Нелепая история с причастием случилась, как многие думали, из-за мягкости характера Жореса. Но эта же мягкость и обезоруживала его судей. Впрочем, мягкость ли? Ларошфуко говорил, что истинно мягкими могут быть только люди с твердым характером. Таким человеком и был Жорес, ибо кто на его месте выдержал бы столь бешеное напряжение ожесточенной борьбы с врагами и конфликтов с друзьями? Кто не отчаялся бы и не сошел с тернистого пути? Ведь уже оформлялся раскол социалистического движения на две враждебные партии, а это доставляло Жоресу наибольшие страдания.
Жорес находил опору и черпал новые силы в труде. В одной из статей, напечатанных в это время в «Птит репюблик», можно прочитать строки, явно отражающие его тогдашнее состояние: «Труд — это внутренний свет, могущество ясности, которое защищает чистое и проницательное сердце от чувства смертельной горечи в его столкновениях с глупостью, мерзостью, низостью и предательством».

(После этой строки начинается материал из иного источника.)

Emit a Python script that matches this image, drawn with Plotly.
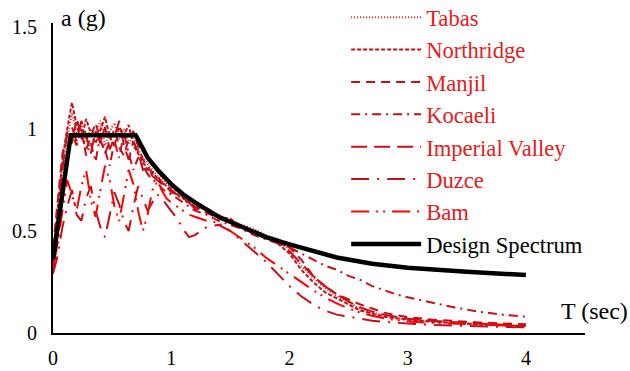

Как раз в это время Жорес завершает свое главное произведение, знаменитую «Социалистическую историю французской революции». Пять огромных томов большого формата (in-quarto), пять тысяч страниц, три миллиона слов составили этот выдающийся труд. Французские историки-марксисты считают, что «Социалистическая история французской революции» наряду с первыми поэмами Аполлинера, первыми романами Горького, первыми полотнами Пикассо ознаменовала собой в наступившем тогда XX веке появление истинно нового духа и новой мысли. Ленин называл сочинение Жореса «полезнейшим».